After the deal was announced, TICO shares settled near the offer price, signaling confidence Toyota would succeed.
But overseas investors, alarmed by what they saw as opaque financial disclosure and shoddy treatment of minority shareholders, complained to the Tokyo Stock Exchange (TSE) over the summer that the transaction went against its drive to improve governance, two people briefed on the matter said.
The TSE had never experienced such “fury” from investors, said one of the people. The exchange declined to comment on the complaints, which haven’t been previously reported.
In September, TICO shares began to tick higher as investors bet Toyota would bump the price. That conviction deepened when Elliott disclosed its stake in November.
Still, Toyota executives gave no sign of budging.
Following investor complaints, Kenta Kon, a director at Toyota Fudosan, told other executives that raising the price to appease some shareholders would create a dangerous precedent, according to two people. Kon contended that such a move would amount to “He who speaks the loudest wins,” these people said, unfairly rewarding some stakeholders because they created a fuss.
In an interview, Kon, who is also the automaker’s chief financial officer, told Reuters he didn’t recall using that expression. The group had been “careful to ensure that we do not prioritize anyone unfairly,” he said.
As TICO’s shares kept rising, a buoyant market also lifted the value of its cross-shareholdings in other Toyota companies, which investors said made the offer price look less attractive.
“They’ve tried to buy Toyota Industries on the cheap, and now they have to face a bull market in the cross-shareholdings that Toyota Industries holds,” said Hugh Sloane, co-founder of Sloane Robinson Investment Management in London, who holds shares in TICO. He doesn’t plan to tender his shares, he said.
In mid-December, TICO executives wrote to Toyota Fudosan urging it to increase the offer, citing the rising share price, a regulatory filing showed.
Toyota Fudosan eventually settled on 18,800 yen, which TICO accepted as final, according to the filing.

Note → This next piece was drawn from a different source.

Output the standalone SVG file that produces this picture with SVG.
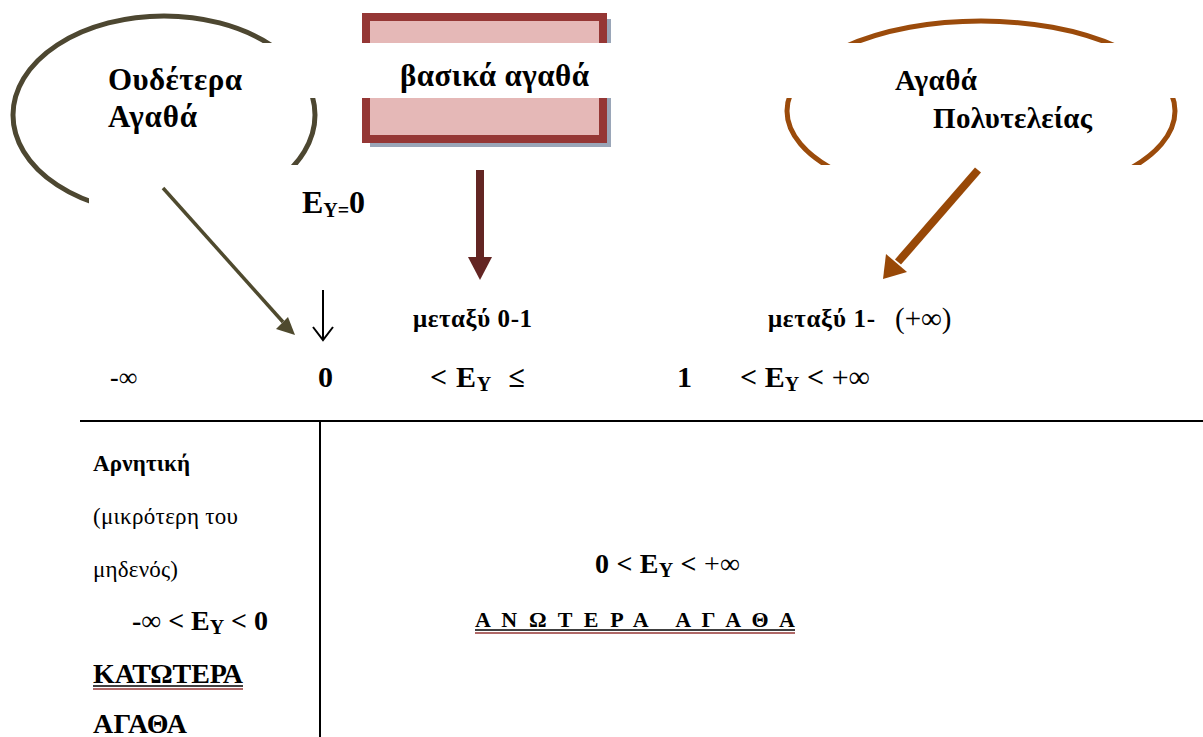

TICO shares closed at 19,585 yen on Wednesday.
GOVERNANCE OVERHAUL
Another rationale for the TICO deal is to unwind its holdings in other Toyota companies and better align the group with TSE governance changes intended to improve shareholder value. Yet the backlash has eclipsed previous governance complaints against Toyota.
In August, the Asian Corporate Governance Association advocacy group raised concerns about the buyout in a letter to TICO and Toyota signed by some two dozen investors. They cited inadequate financial disclosure and said Toyota group companies shouldn’t be classified as minority shareholders, as that lowers the voting threshold Toyota would need to clinch the deal.
The Toyota Fudosan representative said the group companies were independent, listed firms that made their own decisions. TICO released more financial details this month.
Not everyone views Japan’s efforts to prioritize shareholders as entirely positive. Japan risks having its manufacturing prowess eroded by U.S.-style “short-termism and financialization” where quarterly earnings take precedence over long-term investment, said Ulrike Schaede, a professor of Japanese business at University of California San Diego.
One executive at a Toyota group company said those complaining about price were chasing quick returns, at odds with the longer-term view typically taken by Japanese companies.
A person familiar with Elliott’s thinking said the fund had approached the deal with a focus on corporate value and that had resonated with other investors.
The Toyota representative said the group recognizes investors may have different investment horizons.
Inside the Toyota group, there is a “sense of concern” about Elliott, one person said, adding the automaker hadn’t expected the fund to start raising its stake last month.
Elliott has been a shareholder in TICO for more than a year, two people said. It first confirmed a 3.3% holding in November, which it has since doubled.
In a filing that month, the activist fund flagged that it could increase its stake to 20% or more.